The screen itself is 30 mm in diameter, with the part of the screen that's actually showing data measuring closer to 25 mm. This feels a bit disappointing when you consider how much real estate the watch is taking up on your arm. The buttons were responsive, and we didn't have any issues using them with gloves on, but it'd be hard to fit this watch under close-fitting layers.

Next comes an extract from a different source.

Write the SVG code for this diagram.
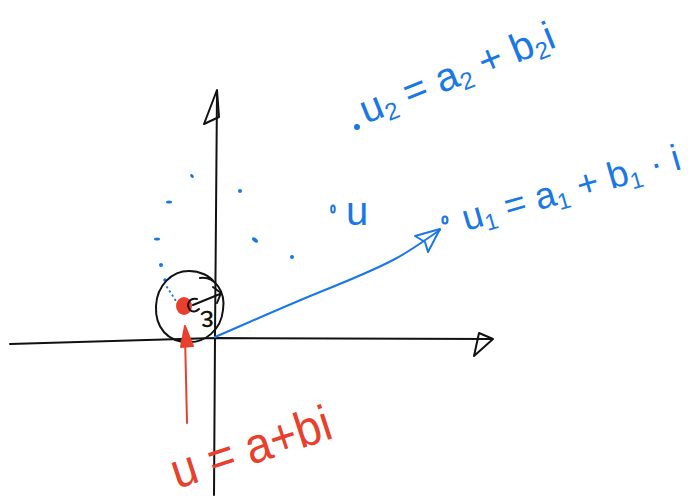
<svg xmlns="http://www.w3.org/2000/svg" width="694" height="498" viewBox="0 0 694 498">
<style>
.ink{fill:none;stroke:#111;stroke-width:2;stroke-linecap:round;stroke-linejoin:round}
.blue{fill:none;stroke:#1a78e6;stroke-width:2;stroke-linecap:round;stroke-linejoin:round}
.bdot{fill:#1a78e6}
.red{fill:none;stroke:#e8402c;stroke-width:2;stroke-linecap:round;stroke-linejoin:round}
.bt{font-family:"Liberation Sans",Arial,sans-serif;fill:#1a78e6}
.rt{font-family:"Liberation Sans",Arial,sans-serif;fill:#e8402c}
</style>
<rect width="694" height="498" fill="#fff"/>
<g id="axes">
<path class="ink" d="M217,92 L215,337 L214,495"/>
<path class="ink" d="M217,90 L204,124 L219,117 Z"/>
<path class="ink" d="M10,344 C100,342 180,339 215,338 L492,339"/>
<path class="ink" d="M479,333 L493,339 L474,356 Z"/>
</g>
<g id="dots">
<ellipse class="bdot" cx="192" cy="176" rx="1.5" ry="2.2" transform="rotate(-40 192 176)"/>
<circle class="bdot" cx="240" cy="191" r="2"/>
<ellipse class="bdot" cx="169" cy="202" rx="3" ry="1.6"/>
<ellipse class="bdot" cx="157" cy="239" rx="3" ry="1.6"/>
<circle class="bdot" cx="161" cy="265" r="2"/>
<circle class="bdot" cx="165" cy="280" r="1.8"/>
<ellipse class="bdot" cx="255" cy="240" rx="3.5" ry="2" transform="rotate(40 255 240)"/>
<circle class="bdot" cx="292" cy="257" r="2"/>
<path class="blue" d="M167,287 L178,304" stroke-dasharray="0.5 4.5" stroke-width="2.2"/>
</g>
<g id="neighbourhood">
<path class="ink" d="M200,278 C215,276 226,292 223,310 C221,330 205,343 188,342 C168,342 155,328 156,306 C157,285 172,271 189,271 C200,271 210,276 214,282"/>
<ellipse cx="184" cy="306" rx="8" ry="9" fill="#e8402c"/>
<path class="ink" d="M197,299 C189,297 186,305 190,310 C193,313 197,311 199,309"/>
<path class="ink" d="M193,305 L220,294"/>
<path class="ink" d="M213,287 L221,293 L217,303"/>
<text x="0" y="8" transform="translate(207,319) rotate(175)" text-anchor="middle" font-family="Liberation Sans,Arial,sans-serif" font-size="30" fill="#111">ε</text>
</g>
<g id="connectors">
<path class="blue" d="M215,337 C250,322 283,307 320,292 C355,278 380,267 395,259 C412,250 425,240 440,230"/>
<path class="blue" d="M415,236 L440,229 L428,252 L425,242 Z"/>
<path class="red" d="M187,423 L185,335"/>
<path d="M185,326 L181,347 L193,346 Z" fill="#e8402c" stroke="#e8402c" stroke-width="2" stroke-linejoin="round"/>
</g>
<g id="u">
<ellipse cx="333" cy="209" rx="1.8" ry="3.5" fill="none" stroke="#1a78e6" stroke-width="2"/>
<text class="bt" x="346" y="225" font-size="40">u</text>
</g>
<g id="u1">
<ellipse cx="445" cy="220" rx="2.5" ry="3.5" fill="none" stroke="#1a78e6" stroke-width="2.2"/>
<text class="bt" transform="translate(466,231) rotate(-16)" font-size="37">u<tspan font-size="23" dy="6">1</tspan><tspan dy="-6"> = a</tspan><tspan font-size="23" dy="6">1</tspan><tspan dy="-6"> + b</tspan><tspan font-size="23" dy="6">1</tspan><tspan dy="-6"> · i</tspan></text>
</g>
<g id="u2">
<circle class="bdot" cx="357" cy="127" r="3"/>
<text class="bt" transform="translate(366,124) rotate(-22)" font-size="40">u<tspan font-size="24" dy="6">2</tspan><tspan dy="-6"> = a</tspan><tspan font-size="24" dy="6">2</tspan><tspan dy="-6"> + b</tspan><tspan font-size="24" dy="6">2</tspan><tspan dy="-6">i</tspan></text>
</g>
<g id="label-u">
<text class="rt" transform="translate(177,489) rotate(-18)" font-size="50" textLength="166" lengthAdjust="spacingAndGlyphs">u = a+bi</text>
</g>
</svg>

The heavy  bulky Casio dug into our testers' arms and was difficult to tighten down.
The heavy, bulky Casio dug into our testers' arms and was difficult to tighten down.

Features


Although it has the features you expect in a basic ABC watch, it felt like learning to use them was more complicated than necessary.

Altimeter and Barometer


The altimeter and barometer use a sensor on the left side of the watch, with the altimeter measuring a range of -2,300' to 32,800'. The barometer screen also shows the temperature and a barometric pressure graph of the previous 42 hours from the automatic readings the watch takes every two hours.

Compass


Compass readings are accessed using the same sensor button that gives you altimeter and barometer readings. It can be calibrated, and we found its accuracy on par with the other ABC watches tested. The manual recommends bringing a compass to double-check readings in high-consequence situations.

Timekeeper


Heavy backcountry sleeper? Good news- you can set five daily alarms on this model so that you never miss your predawn wake-up call! (This can be a surprisingly rare feature in altimeter watches.) Other than that, the basic timekeeping features include a stopwatch, timer, world clock, and sunrise/sunset data for your programmed location.

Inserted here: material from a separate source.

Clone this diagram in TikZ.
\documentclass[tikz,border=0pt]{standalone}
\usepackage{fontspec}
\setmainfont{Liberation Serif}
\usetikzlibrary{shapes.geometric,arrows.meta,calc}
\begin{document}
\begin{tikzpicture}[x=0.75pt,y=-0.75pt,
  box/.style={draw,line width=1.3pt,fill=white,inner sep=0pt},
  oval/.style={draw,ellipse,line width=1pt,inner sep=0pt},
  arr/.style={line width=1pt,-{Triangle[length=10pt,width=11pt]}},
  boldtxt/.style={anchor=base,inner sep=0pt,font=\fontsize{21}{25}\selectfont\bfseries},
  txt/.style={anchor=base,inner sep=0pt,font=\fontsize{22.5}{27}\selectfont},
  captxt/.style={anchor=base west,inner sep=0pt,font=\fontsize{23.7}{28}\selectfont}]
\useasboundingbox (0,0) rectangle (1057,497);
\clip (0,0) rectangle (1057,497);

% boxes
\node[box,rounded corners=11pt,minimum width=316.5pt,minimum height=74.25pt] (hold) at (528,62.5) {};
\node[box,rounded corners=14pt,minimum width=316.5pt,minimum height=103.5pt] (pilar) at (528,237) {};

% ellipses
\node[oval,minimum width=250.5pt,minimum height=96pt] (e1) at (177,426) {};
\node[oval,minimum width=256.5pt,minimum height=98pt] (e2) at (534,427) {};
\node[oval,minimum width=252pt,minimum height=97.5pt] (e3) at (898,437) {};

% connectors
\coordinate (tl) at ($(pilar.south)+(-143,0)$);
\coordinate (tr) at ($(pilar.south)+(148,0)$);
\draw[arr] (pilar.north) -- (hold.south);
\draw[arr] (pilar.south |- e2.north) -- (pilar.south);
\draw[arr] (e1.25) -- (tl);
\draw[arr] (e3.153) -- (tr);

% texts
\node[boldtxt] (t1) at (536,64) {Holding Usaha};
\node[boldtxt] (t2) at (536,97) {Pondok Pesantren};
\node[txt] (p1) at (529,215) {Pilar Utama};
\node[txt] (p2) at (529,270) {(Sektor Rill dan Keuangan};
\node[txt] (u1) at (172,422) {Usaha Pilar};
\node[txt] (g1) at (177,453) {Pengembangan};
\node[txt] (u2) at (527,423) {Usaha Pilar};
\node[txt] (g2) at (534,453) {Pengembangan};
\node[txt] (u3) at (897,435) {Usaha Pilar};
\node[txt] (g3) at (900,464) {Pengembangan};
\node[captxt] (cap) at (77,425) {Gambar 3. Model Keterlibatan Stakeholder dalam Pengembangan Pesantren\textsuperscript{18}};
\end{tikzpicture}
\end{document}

Jenny (left) wears the GW9400 on an evening run near Mammoth Lakes while testing its features and comfort against other watches.
Jenny (left) wears the GW9400 on an evening run near Mammoth Lakes while testing its features and comfort against other watches.

Value


The number of customers looking for this specific watch is bound to be small. There are multiple other watches at the same price point that offer either more features, better style, or both. If all you're needing is a basic altimeter watch, and you still want the look and durability of a Casio, we recommend the Casio SGW-300H for about one-fifth the price of this model.

Conclusion


The Casio GW9400 is a basic ABC watch with a steep learning curve. Its battery life is impressive, its aesthetics are not, and unless you're going on the longest and most rugged adventures, it's probably not the watch you're looking for.

We took the Casio on some big High Sierra days and didn't enjoy the heaviness and bulk of the watch.
We took the Casio on some big High Sierra days and didn't enjoy the heaviness and bulk of the watch.